En cuanto a esa idea desgraciada, que germina todavía en algunos cerebros que no considero aún , en cuanto a esa idea del despedazamiento y de la desmembración de la Patria, que unos desmembrándola, otros destrozándola con un regionalismo peligroso, pretenden regenerar a esta pobre España, ¡ah! contra esa idea, permítame el Sr. Pí y Margall que diga, que el partido liberal está dispuesto a luchar en todo momento, a todo trance, sin tregua ni des-[797] canso, utilizando todos los medios y todas las armas. (Aprobación.) Porque no puede producir más que la discordia y la ruina, que llegaría a enajenarnos la simpatía de los propios y el respeto de los extraños.

No. Cuanto hagamos para extirpar esa idea en su origen, será poco porque destruirla es afianzar la unidad nacional, único terreno sobre el que pueden consolidarse los cimientos de nuestras libertades y levantarse la inexpugnable fortaleza de nuestra santa independencia.

Después de todo, para dar a los pueblos toda la libertad que necesitan para la administración de sus intereses locales, para basar la administración pública en una gran descentralización, no se necesita volver al regionalismo, con sus naturales exigencias, primero de autonomía, después de independencia y, por último, de separación.

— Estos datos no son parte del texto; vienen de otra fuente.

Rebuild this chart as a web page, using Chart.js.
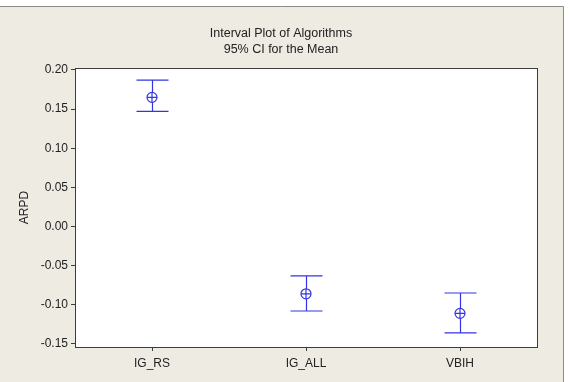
<!DOCTYPE html>
<html>
<head>
<meta charset="utf-8">
<script src="https://cdn.jsdelivr.net/npm/chart.js@4/dist/chart.umd.min.js"></script>
<style>
  html, body { margin:0; padding:0; background:#fff; }
  #wrap { width:570px; height:382px; position:relative; }
</style>
</head>
<body>
<div id="wrap"><canvas id="c" width="570" height="382"></canvas></div>
<script>
// ============ DATA ============
const categories = ['IG_RS', 'IG_ALL', 'VBIH'];
const means = [0.165, -0.086, -0.111];
const upper = [0.187, -0.063, -0.085];
const lower = [0.147, -0.108, -0.136];
const yTicks = [-0.15, -0.10, -0.05, 0.00, 0.05, 0.10, 0.15, 0.20];

const BLUE = '#3434e6';
const FRAME = '#3c3c3c';
const FONT = "'Liberation Sans', Arial, sans-serif";

// ============ PLUGINS ============
const backdrop = {
  id: 'backdrop',
  beforeDraw(chart) {
    const {ctx, chartArea: a} = chart;
    ctx.save();
    ctx.fillStyle = '#ffffff';
    ctx.fillRect(0, 0, chart.width, chart.height);
    ctx.fillStyle = '#eeebe3';
    ctx.fillRect(0, 6, 563, chart.height - 6);
    ctx.strokeStyle = '#8a8a8a';
    ctx.lineWidth = 1;
    ctx.beginPath();
    ctx.moveTo(0, 6.5); ctx.lineTo(563.5, 6.5); ctx.lineTo(563.5, chart.height);
    ctx.stroke();
    ctx.fillStyle = '#ffffff';
    ctx.fillRect(a.left, a.top, a.right - a.left, a.bottom - a.top);
    ctx.restore();
  },
  afterDraw(chart) {
    const {ctx, chartArea: a} = chart;
    ctx.save();
    ctx.strokeStyle = FRAME;
    ctx.lineWidth = 1;
    ctx.strokeRect(Math.round(a.left) + 0.5, Math.round(a.top) + 0.5,
      Math.round(a.right - a.left), Math.round(a.bottom - a.top));
    ctx.restore();
  }
};

const errorBars = {
  id: 'errorBars',
  afterDatasetsDraw(chart) {
    const {ctx, scales: {x, y}} = chart;
    ctx.save();
    ctx.strokeStyle = BLUE;
    ctx.lineWidth = 1.2;
    categories.forEach((c, i) => {
      const px = Math.round(x.getPixelForValue(i)) + 0.5;
      const yt = y.getPixelForValue(upper[i]);
      const yb = y.getPixelForValue(lower[i]);
      const ym = y.getPixelForValue(means[i]);
      ctx.beginPath();
      ctx.moveTo(px, yt); ctx.lineTo(px, ym - 5);
      ctx.moveTo(px, ym + 5); ctx.lineTo(px, yb);
      ctx.moveTo(px - 16, yt); ctx.lineTo(px + 16, yt);
      ctx.moveTo(px - 16, yb); ctx.lineTo(px + 16, yb);
      ctx.stroke();
    });
    ctx.restore();
  }
};

// ============ CHART ============
const pts = means.map((m, i) => ({x: i, y: m}));

new Chart(document.getElementById('c'), {
  type: 'scatter',
  data: {
    datasets: [
      {data: pts, pointStyle: 'circle', radius: 5, borderColor: BLUE, backgroundColor: 'rgba(0,0,0,0)', borderWidth: 1.2},
      {data: pts, pointStyle: 'cross', radius: 5, borderColor: BLUE, borderWidth: 1.2}
    ]
  },
  plugins: [backdrop, errorBars],
  options: {
    responsive: false,
    animation: false,
    layout: {padding: {left: 0, right: 8, top: 0, bottom: 0}},
    plugins: {
      legend: {display: false},
      tooltip: {enabled: false},
      title: {
        display: true,
        text: ['Interval Plot of Algorithms', '95% CI for the Mean'],
        color: '#222',
        font: {family: FONT, size: 12.5, weight: 'normal', lineHeight: 15.5 / 12.5},
        padding: {top: 26, bottom: 11}
      }
    },
    scales: {
      x: {
        type: 'linear',
        min: -0.5, max: 2.5,
        afterBuildTicks: s => { s.ticks = categories.map((c, i) => ({value: i})); },
        afterFit: s => { s.height = 35; },
        ticks: {
          callback: v => categories[v],
          color: '#222', font: {family: FONT, size: 12}, padding: 5, maxRotation: 0
        },
        grid: {drawOnChartArea: false, tickLength: 4, color: FRAME},
        border: {display: false}
      },
      y: {
        min: -0.154, max: 0.2025,
        afterBuildTicks: s => { s.ticks = yTicks.map(v => ({value: v})); },
        afterFit: s => { s.width = 75; },
        ticks: {
          callback: v => v.toFixed(2),
          color: '#222', font: {family: FONT, size: 12}, padding: 3
        },
        grid: {drawOnChartArea: false, tickLength: 4, color: FRAME},
        border: {display: false},
        title: {display: true, text: 'ARPD', color: '#222', font: {family: FONT, size: 12}, padding: {top: 17, bottom: 2}}
      },
      yR: {
        position: 'right',
        afterFit: s => { s.width = 25; },
        ticks: {display: false},
        grid: {display: false},
        border: {display: false}
      }
    }
  }
});
</script>
</body>
</html>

¡Ah! no; demos toda la libertad a los pueblos. Una gran descentralización pero sin olvidar que cuanto mayor sea aquella libertad y sea más grande esta descentralización, más enérgica, más inconmovible, más fuerte debe resultar la unidad de la Patria, sin la cual, adiós nuestras libertades, adiós nuestra independencia, adiós nuestra España. (Ruidosos aplausos.)